Gratidão

“A gratidão não é somente a maior das virtudes; é também mãe de todas as outras”

                                                           Cícero – orador romano sec. I a.C.

       Alguns meses atrás, neste mesmo espaço, fiz uma breve introdução aos conceitos de amizade e amor, salientando naquela oportunidade que a gratidão, juntamente com eles (amizade e amor), formava uma tríade dos mais nobres sentimentos humanos e prometia – escrevi –, para outra ocasião, fazer uma abordagem também sobre ela. Entretanto, não contava com um pequeno, mas importante senão.

Por mais que pesquisasse me deparei com material bibliográfico muito escasso, pobre mesmo, para apoiar minha dissertação, sobretudo em obras da filosofia. Muito tem sido escrito sobre graça, mas não sobre gratidão. Porém, não deixarei de cumprir com o prometido. Como graça e gratidão têm uma proximidade muito grande – não é semelhança – vou explorar essa contiguidade e pô-las frente a frente e daí elaborar um conceito pessoal. Para começar os verbetes têm a mesma raiz no latim.

 Enquanto graça vem do latim do século XIII gratia, gratidão tem origem no latim chamado tardio do século XVII, gratitudo. Não obstante, o significado original da primeira é favor, benção, enquanto o da segunda é agradecimento. Torna-se bastante axiomático que a segunda dependa da primeira, sem a qual não existiria. A Bíblia, livro sagrado do cristianismo, apresenta-nos inúmeros exemplos de graça, contudo poucos de gratidão.

Na narração mais emblemática está aquela em que Cristo cura dez leprosos e só um deles, depois de se apresentarem ao sacerdote, retornou para agradecer ao Senhor Jesus. Gratidão é, na verdade, uma virtude não muito comum, especialmente quando se trata de prosperidade, seja profissional, econômica, política, social e certos benefícios entre outros. Há os que fazem favores objetivando retorno, não é por esse ângulo que faço minha abordagem.

Minha abordagem é a daqueles que despretensiosamente ajudam o semelhante sem o interesse de ter qualquer retribuição. Nesses casos o retorno da gratidão é ínfimo. Quantos foram auxiliados para galgarem posições profissionais e que agradeceram com a gratidão aos seus tutores? E aqueles que tiveram a oportunidade de prosperar econômica e financeiramente e que tiveram a virtude de ter uma palavra de agradecimento? Na política talvez seja onde menos se percebe tal dimensão, às vezes até pelo contrário nela, tornam-se adversários de seus benfeitores.

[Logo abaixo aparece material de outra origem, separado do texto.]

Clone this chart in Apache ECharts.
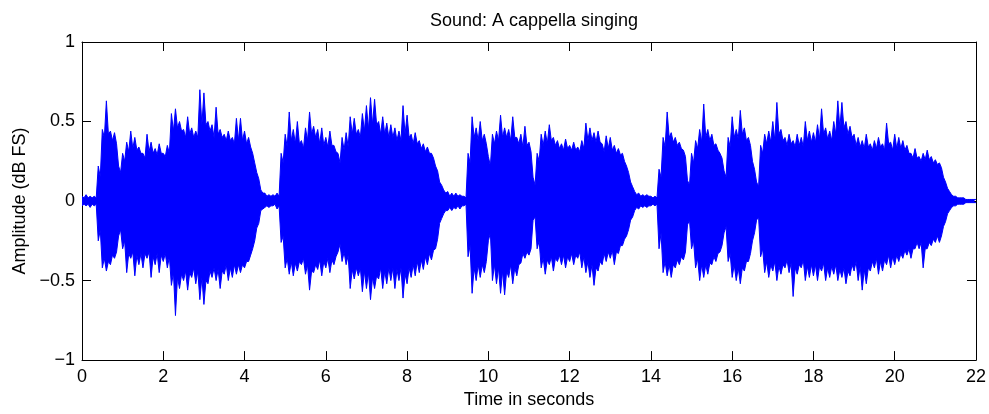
<!DOCTYPE html>
<html><head><meta charset="utf-8">
<script src="https://cdn.jsdelivr.net/npm/echarts@6/dist/echarts.min.js"></script>
<style>html,body{margin:0;padding:0;background:#fff}#c{width:989px;height:414px}</style>
</head><body><div id="c"></div>
<script>
const TITLE = 'Sound: A cappella singing';
const X_NAME = 'Time in seconds';
const Y_NAME = 'Amplitude (dB FS)';
const X_RANGE = [0, 22];
const X_TICK_STEP = 2;
const Y_RANGE = [-1, 1];
const Y_TICK_STEP = 0.5;
const T_START = 0;
const T_STEP = 0.1;
// spike tops (positive side), one value every 0.1 s
const peakUpper = [
.03,.04,.03,.03,.22,.45,.63,.44,.43,.22,
.30,.37,.44,.40,.34,.30,.42,.37,.33,.36,
.30,.35,.55,.58,.50,.45,.53,.46,.44,.70,
.68,.50,.48,.59,.45,.42,.44,.40,.52,.52,
.44,.40,.30,.18,.07,.05,.04,.04,.05,.30,
.42,.56,.45,.50,.38,.46,.56,.47,.45,.46,
.40,.44,.35,.30,.40,.43,.53,.52,.45,.55,
.60,.65,.64,.50,.53,.49,.48,.46,.44,.60,
.54,.42,.43,.38,.36,.34,.30,.22,.12,.07,
.06,.05,.05,.04,.03,.30,.53,.46,.50,.42,
.28,.42,.44,.54,.46,.45,.53,.40,.42,.47,
.37,.15,.30,.42,.44,.48,.40,.38,.36,.39,
.35,.37,.34,.38,.49,.46,.43,.44,.36,.41,
.40,.35,.33,.30,.22,.12,.06,.05,.04,.04,
.03,.03,.20,.40,.56,.43,.40,.37,.32,.13,
.30,.38,.45,.61,.45,.42,.36,.30,.19,.40,
.53,.45,.57,.46,.40,.25,.12,.35,.42,.44,
.50,.62,.45,.40,.42,.38,.42,.40,.50,.44,
.43,.48,.58,.46,.44,.50,.63,.62,.50,.47,
.42,.40,.38,.42,.36,.38,.40,.36,.49,.37,
.42,.40,.38,.35,.30,.33,.28,.30,.32,.28,
.26,.24,.15,.08,.04,.03,.02,.02,.01,.01,
.01
];
// dense part of the signal (positive side), one value every 0.1 s
const coreUpper = [
.02,.02,.02,.02,.15,.40,.42,.38,.36,.18,
.25,.31,.33,.32,.30,.27,.31,.30,.29,.30,
.28,.30,.44,.46,.44,.40,.42,.40,.40,.48,
.48,.44,.40,.42,.40,.38,.38,.36,.38,.38,
.36,.34,.24,.14,.05,.03,.03,.03,.03,.24,
.34,.38,.36,.36,.33,.38,.42,.40,.36,.35,
.34,.35,.31,.24,.32,.34,.42,.42,.40,.44,
.45,.48,.48,.42,.42,.40,.40,.38,.38,.42,
.40,.36,.36,.33,.31,.30,.27,.19,.10,.05,
.03,.03,.03,.03,.02,.24,.40,.38,.38,.36,
.22,.36,.38,.40,.40,.38,.40,.36,.34,.35,
.31,.10,.25,.35,.36,.38,.35,.33,.32,.33,
.32,.32,.31,.33,.38,.38,.37,.37,.31,.33,
.32,.30,.29,.25,.18,.09,.04,.03,.03,.03,
.02,.02,.15,.34,.40,.37,.35,.33,.28,.10,
.24,.33,.37,.40,.38,.35,.32,.27,.15,.34,
.40,.39,.42,.38,.35,.20,.09,.30,.36,.37,
.38,.42,.38,.35,.36,.34,.35,.34,.38,.37,
.37,.39,.42,.39,.38,.42,.46,.46,.42,.40,
.35,.34,.33,.34,.32,.33,.34,.32,.36,.32,
.33,.33,.32,.30,.27,.27,.25,.26,.26,.24,
.23,.21,.12,.06,.03,.02,.02,.01,.01,.01,
.01
];
// spike bottoms (negative side), one value every 0.1 s
const peakLower = [
-.03,-.03,-.04,-.03,-.25,-.42,-.44,-.40,-.36,-.22,
-.30,-.45,-.36,-.47,-.40,-.42,-.36,-.48,-.40,-.45,
-.38,-.42,-.53,-.72,-.55,-.50,-.56,-.48,-.52,-.62,
-.65,-.52,-.48,-.50,-.55,-.46,-.50,-.48,-.46,-.45,
-.42,-.38,-.30,-.17,-.06,-.04,-.04,-.03,-.05,-.26,
-.42,-.46,-.47,-.44,-.40,-.46,-.56,-.45,-.43,-.47,
-.42,-.45,-.40,-.32,-.38,-.40,-.55,-.49,-.47,-.57,
-.55,-.62,-.55,-.49,-.55,-.52,-.50,-.55,-.50,-.61,
-.52,-.48,-.47,-.45,-.43,-.40,-.37,-.30,-.14,-.08,
-.06,-.06,-.05,-.05,-.03,-.35,-.58,-.50,-.48,-.45,
-.25,-.50,-.52,-.58,-.59,-.48,-.52,-.47,-.39,-.36,
-.34,-.12,-.30,-.42,-.46,-.40,-.44,-.38,-.40,-.42,
-.38,-.40,-.36,-.42,-.45,-.48,-.53,-.44,-.40,-.38,
-.36,-.40,-.33,-.28,-.22,-.12,-.06,-.05,-.04,-.04,
-.03,-.03,-.30,-.45,-.47,-.48,-.42,-.40,-.37,-.15,
-.30,-.42,-.50,-.48,-.46,-.40,-.38,-.32,-.20,-.38,
-.48,-.50,-.52,-.44,-.38,-.25,-.12,-.35,-.45,-.48,
-.44,-.50,-.46,-.42,-.45,-.60,-.46,-.42,-.50,-.48,
-.47,-.50,-.44,-.50,-.48,-.46,-.50,-.48,-.52,-.47,
-.44,-.50,-.56,-.52,-.44,-.42,-.46,-.44,-.40,-.42,
-.40,-.38,-.36,-.34,-.36,-.30,-.30,-.42,-.30,-.28,
-.26,-.26,-.16,-.08,-.04,-.03,-.02,-.02,-.01,-.01,
-.01
];
// dense part of the signal (negative side), one value every 0.1 s
const coreLower = [
-.02,-.02,-.02,-.02,-.18,-.36,-.38,-.34,-.32,-.18,
-.25,-.33,-.32,-.34,-.33,-.33,-.32,-.35,-.33,-.34,
-.33,-.35,-.45,-.48,-.46,-.44,-.45,-.42,-.44,-.48,
-.50,-.44,-.42,-.43,-.44,-.40,-.42,-.40,-.40,-.40,
-.38,-.34,-.25,-.14,-.05,-.03,-.03,-.02,-.03,-.22,
-.36,-.38,-.39,-.38,-.36,-.40,-.44,-.40,-.37,-.38,
-.36,-.37,-.35,-.27,-.32,-.34,-.43,-.42,-.42,-.44,
-.45,-.48,-.47,-.42,-.44,-.42,-.42,-.43,-.42,-.46,
-.42,-.40,-.38,-.37,-.35,-.33,-.31,-.24,-.11,-.06,
-.04,-.04,-.03,-.03,-.02,-.28,-.42,-.40,-.40,-.38,
-.20,-.40,-.42,-.44,-.44,-.40,-.42,-.40,-.33,-.32,
-.30,-.10,-.25,-.36,-.37,-.35,-.36,-.34,-.34,-.35,
-.33,-.34,-.32,-.35,-.38,-.40,-.42,-.38,-.33,-.32,
-.31,-.32,-.28,-.24,-.18,-.10,-.04,-.03,-.03,-.03,
-.02,-.02,-.20,-.38,-.40,-.40,-.37,-.35,-.32,-.12,
-.25,-.36,-.40,-.40,-.39,-.35,-.33,-.28,-.16,-.33,
-.40,-.42,-.42,-.38,-.33,-.20,-.10,-.30,-.38,-.40,
-.38,-.41,-.40,-.37,-.39,-.42,-.40,-.37,-.41,-.40,
-.40,-.41,-.39,-.42,-.41,-.40,-.43,-.42,-.44,-.40,
-.38,-.41,-.43,-.42,-.38,-.36,-.38,-.37,-.34,-.35,
-.34,-.33,-.31,-.30,-.30,-.26,-.26,-.30,-.26,-.24,
-.22,-.22,-.13,-.06,-.03,-.02,-.02,-.01,-.01,-.01,
-.01
];

const FONT = 'Liberation Sans, Arial, Helvetica, sans-serif';
const FS = 18;
const BLUE = '#0000ff';
const timeOf = i => T_START + i * T_STEP;
// each 0.1 s slot: spike at the slot start, dense level half a slot later
function sawData(peaks, cores) {
  const out = [];
  peaks.forEach((p, i) => {
    const t = timeOf(i);
    out.push([+t.toFixed(3), p]);
    if (i < peaks.length - 1) out.push([+(t + T_STEP / 2).toFixed(3), cores[i]]);
  });
  return out;
}
const upperData = sawData(peakUpper, coreUpper);
const lowerData = sawData(peakLower, coreLower);
const fmt = v => String(v).replace('-', '\u2212');

const tickStyle = {show: true, inside: true, length: 9, lineStyle: {color: '#000', width: 1}};
const lineStyle = {show: true, onZero: false, lineStyle: {color: '#000', width: 1}};
const labelStyle = {color: '#000', fontSize: FS, fontFamily: FONT};

const chart = echarts.init(document.getElementById('c'), null, {renderer: 'canvas'});
chart.setOption({
  animation: false,
  backgroundColor: '#fff',
  title: {text: TITLE, left: 529, textAlign: 'center', top: 7,
    textStyle: {fontSize: FS, fontWeight: 'normal', color: '#000', fontFamily: FONT}},
  grid: {left: 82, right: 13, top: 42, bottom: 45, containLabel: false},
  xAxis: [
    {type: 'value', min: X_RANGE[0], max: X_RANGE[1], interval: X_TICK_STEP, position: 'bottom',
     name: X_NAME, nameLocation: 'middle', nameGap: 27,
     nameTextStyle: {color: '#000', fontSize: FS, fontFamily: FONT},
     axisLine: lineStyle, axisTick: tickStyle, splitLine: {show: false},
     axisLabel: Object.assign({margin: 8, formatter: fmt}, labelStyle)},
    {type: 'value', min: X_RANGE[0], max: X_RANGE[1], interval: X_TICK_STEP, position: 'top',
     axisLine: lineStyle, axisTick: tickStyle, splitLine: {show: false}, axisLabel: {show: false}}
  ],
  yAxis: [
    {type: 'value', min: Y_RANGE[0], max: Y_RANGE[1], interval: Y_TICK_STEP, position: 'left',
     name: Y_NAME, nameLocation: 'middle', nameGap: 53, nameRotate: 90,
     nameTextStyle: {color: '#000', fontSize: FS, fontFamily: FONT},
     axisLine: lineStyle, axisTick: tickStyle, splitLine: {show: false},
     axisLabel: Object.assign({margin: 7, formatter: fmt}, labelStyle)},
    {type: 'value', min: Y_RANGE[0], max: Y_RANGE[1], interval: Y_TICK_STEP, position: 'right',
     axisLine: lineStyle, axisTick: tickStyle, splitLine: {show: false}, axisLabel: {show: false}}
  ],
  series: [
    {type: 'line', data: upperData, showSymbol: false, symbol: 'none', sampling: 'none',
     lineStyle: {color: BLUE, width: 1}, areaStyle: {color: BLUE, opacity: 1, origin: 0}, z: 1},
    {type: 'line', data: lowerData, showSymbol: false, symbol: 'none', sampling: 'none',
     lineStyle: {color: BLUE, width: 1}, areaStyle: {color: BLUE, opacity: 1, origin: 0}, z: 1}
  ]
});
</script></body></html>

Assim é também na ascensão social. Vista dessa forma, a graça deve ser apartada do seu conceito teológico e trazida para uma avaliação puramente temporal. Na sociedade moderna, na luta por espaços, as pessoas buscam ascensão com todas suas armas quando, muitas vezes, a ética dá lugar aos mais sórdidos recursos. Para essas criaturas a gratidão é totalmente ignorada, uma desconhecida.

 Atropelam princípios, costumes e pudores, pois miram exclusivamente os fins, não se importando com os meios.  Felizmente, eles não parecem ser a maioria. Enquanto isso há os que preservam todos esses conceitos e se digladiam com os mais nobres recursos pessoais na busca da consecução dos seus objetivos e sonhos. Todavia, aí vem a questão da gratidão. Não é porque essas pessoas foram honestas e éticas na busca da sua realização pessoal que agradecem àqueles que contribuíram para sua ascensão.

O benfeitor de modo geral não espera algum reconhecimento. É uma atitude de puro altruísmo. Se eventualmente ocorre o reconhecimento, certamente, se sentirá satisfeito por ter contribuído para o sucesso da pessoa. Por último, avaliando o desenvolvimento ético/educacional de um ser humano, salta aos olhos que com honrosas exceções a gratidão é um aprendizado que começa no lar, na tenra idade.

Os progenitores educando didaticamente seus filhos e induzindo-os, desde cedo, a dizerem muito obrigado, por favor, a qualquer cortesia ou ajuda recebidas estarão encaminhando suas crianças para uma postura exemplar, no futuro, como adultos. É interessante notar que a gratidão é uma ação plena de espontaneidade, não se trata, por consequência, de uma atitude da razão mas da virtude, que segundo conceitos platônicos é da natureza da alma e como tal totalmente subjetiva.